There are countless tales, for example, of people who live in one of San Francisco’s many two-story buildings, yet oppose construction of exactly those building types on their very block. Other times they will use code phrases like “historic preservation” or “community character” to prevent denser housing types that, not coincidentally, are affordable to lower-income groups. And there’s a general attitude, says Trauss, a Pennsylvania transplant, that “if you’re from [San Francisco] your opinion matters more.” People have told her at meetings that because she wasn’t born in the city, or living in a specific neighborhood, that she shouldn’t comment on projects. Trauss says this parochialism is strongest in San Francisco’s densest, most progressive neighborhoods, and is embodied in the city’s many political micro-groups, such as the blog 48 Hills, or the reliably anti-development Twitter handle SF4SF, which stands for “San Francisco for San Franciscans.”

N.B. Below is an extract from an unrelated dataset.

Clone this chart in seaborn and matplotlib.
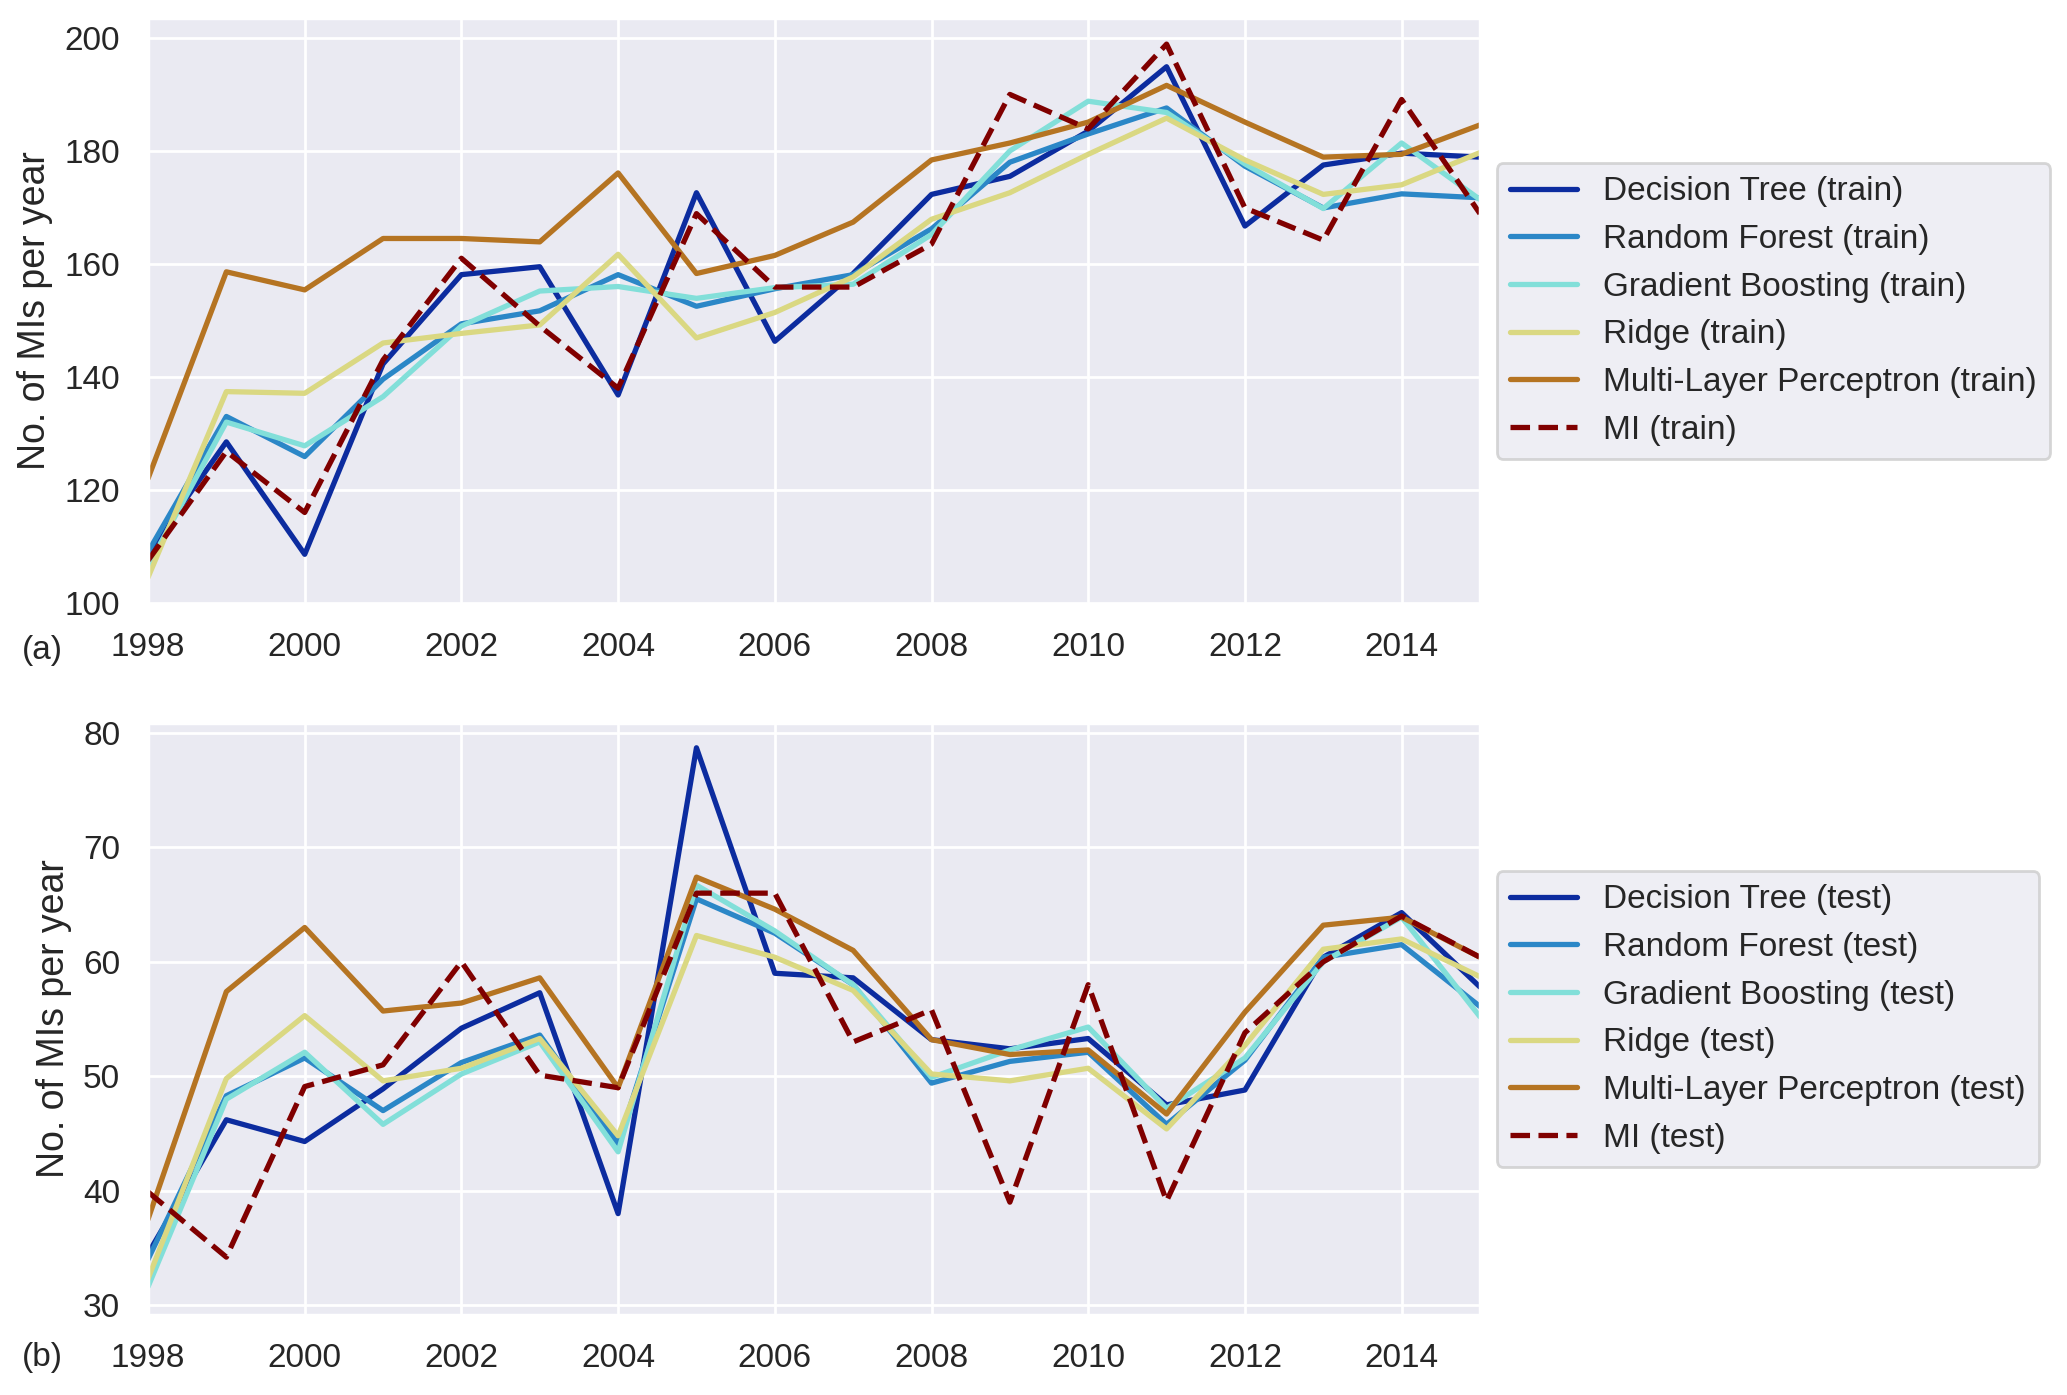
import matplotlib
matplotlib.use('Agg')
import matplotlib.pyplot as plt
import seaborn as sns

# Years on the x axis
years = [1998, 1999, 2000, 2001, 2002, 2003, 2004, 2005, 2006,
         2007, 2008, 2009, 2010, 2011, 2012, 2013, 2014, 2015]

models = ['Decision Tree', 'Random Forest', 'Gradient Boosting',
          'Ridge', 'Multi-Layer Perceptron', 'MI']
colors = ['#0c2c9f', '#2b87c7', '#82dfd9', '#dad882', '#b57422', '#800000']
styles = ['-', '-', '-', '-', '-', '--']

# (a) training period
dt_train = [108.9, 128.5, 108.6, 142.3, 158.1, 159.5, 136.8, 172.6, 146.3,
            158.3, 172.3, 175.5, 183.5, 194.9, 166.7, 177.5, 179.6, 178.9]
rf_train = [109.0, 133.0, 125.9, 139.6, 149.4, 151.7, 158.1, 152.5, 155.6,
            158.1, 166.2, 178.0, 183.0, 187.6, 177.3, 169.9, 172.4, 171.7]
gb_train = [106.5, 132.0, 127.8, 136.5, 149.0, 155.2, 156.0, 153.9, 155.8,
            156.4, 165.2, 180.0, 188.8, 186.8, 177.7, 169.8, 181.4, 171.4]
ridge_train = [104.5, 137.4, 137.1, 146.0, 147.7, 149.2, 161.7, 146.9, 151.4,
               157.7, 167.9, 172.6, 179.4, 185.8, 178.4, 172.3, 174.0, 179.7]
mlp_train = [122.0, 158.6, 155.4, 164.5, 164.5, 163.9, 176.1, 158.3, 161.5,
             167.4, 178.4, 181.4, 185.1, 191.6, 185.1, 178.9, 179.4, 184.6]
mi_train = [107.5, 126.8, 116.0, 143.0, 161.0, 149.0, 138.0, 168.9, 155.9,
            155.9, 163.5, 190.0, 183.9, 198.9, 169.9, 164.2, 189.1, 168.9]

# (b) test period
dt_test = [34.5, 46.2, 44.3, 48.9, 54.2, 57.3, 38.0, 78.7, 59.0,
           58.6, 53.2, 52.4, 53.3, 47.5, 48.8, 60.4, 64.3, 57.8]
rf_test = [34.0, 48.3, 51.6, 47.0, 51.2, 53.6, 44.1, 65.5, 62.5,
           58.0, 49.4, 51.3, 52.1, 45.8, 51.4, 60.4, 61.5, 56.1]
gb_test = [31.6, 48.0, 52.1, 45.8, 50.2, 53.0, 43.4, 66.7, 62.7,
           58.0, 49.9, 52.3, 54.3, 47.2, 51.6, 60.0, 63.9, 55.2]
ridge_test = [32.3, 49.8, 55.3, 49.6, 50.7, 53.3, 44.8, 62.3, 60.4,
              57.5, 50.2, 49.6, 50.7, 45.4, 52.7, 61.1, 62.0, 58.7]
mlp_test = [37.5, 57.4, 63.0, 55.7, 56.4, 58.6, 49.0, 67.4, 64.6,
            61.0, 53.2, 51.9, 52.3, 46.7, 55.6, 63.2, 63.9, 60.4]
mi_test = [39.9, 34.2, 49.1, 51.0, 60.0, 50.1, 49.0, 66.0, 66.0,
           53.0, 55.8, 39.0, 58.0, 39.1, 53.8, 60.0, 64.0, 60.4]

train_series = [dt_train, rf_train, gb_train, ridge_train, mlp_train, mi_train]
test_series = [dt_test, rf_test, gb_test, ridge_test, mlp_test, mi_test]

sns.set_theme(style='darkgrid')
plt.rcParams['font.family'] = ['Liberation Sans', 'DejaVu Sans']

fig = plt.figure(figsize=(10.335, 6.975), dpi=200)
ax1 = fig.add_axes([0.0716, 0.567, 0.6444, 0.42])
ax2 = fig.add_axes([0.0716, 0.057, 0.6444, 0.425])


def draw_panel(ax, series, tag, ylim, yticks):
    for name, vals, c, ls in zip(models, series, colors, styles):
        sns.lineplot(x=years, y=vals, ax=ax, color=c, linestyle=ls,
                     linewidth=1.9, label=f'{name} ({tag})')
    ax.set_xlim(1998, 2015)
    ax.set_ylim(*ylim)
    ax.set_xticks([1998, 2000, 2002, 2004, 2006, 2008, 2010, 2012, 2014])
    ax.set_yticks(yticks)
    ax.tick_params(labelsize=12, pad=4)
    ax.set_ylabel('No. of MIs per year', fontsize=13.5)
    ax.legend(loc='center left', bbox_to_anchor=(1.0, 0.5), fontsize=12)


draw_panel(ax1, train_series, 'train', (99.8, 203.5), [100, 120, 140, 160, 180, 200])
draw_panel(ax2, test_series, 'test', (29.1, 80.9), [30, 40, 50, 60, 70, 80])

fig.text(0.0205, 0.534, '(a)', fontsize=12, color='.15', ha='center', va='center')
fig.text(0.0205, 0.027, '(b)', fontsize=12, color='.15', ha='center', va='center')

fig.savefig('out.png', dpi=200)
plt.close(fig)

This mentality is not confined to San Francisco. It surfaces in many progressive North American cities, often taking ugly turns. British Columbia recently passed a special tax on foreign buyers in metro Vancouver, a move widely considered to prevent Chinese in-migration. NIMBYism in New York and other cities has prevented conversions of hotels into temporary shelters, perpetuating the city’s homeless problem. And a survey in Santa Monica, CA, found that residents who resisted new development were older and white, while those who wanted more development were young and Hispanic.

These and countless other examples show the cognitive dissonance of some urban progressives, who blast Trump supporters for their supposed xenophobia and racism, while practicing their own brand of exclusion. The irony was perhaps best described by fellow Forbes contributor Roger Valdez, who wrote an article reporting simultaneously on Seattle’s anti-Trump protests, and its support of stronger housing regulations. His headline: “Seattle Opposes Trump’s Wall While Building Its Own.”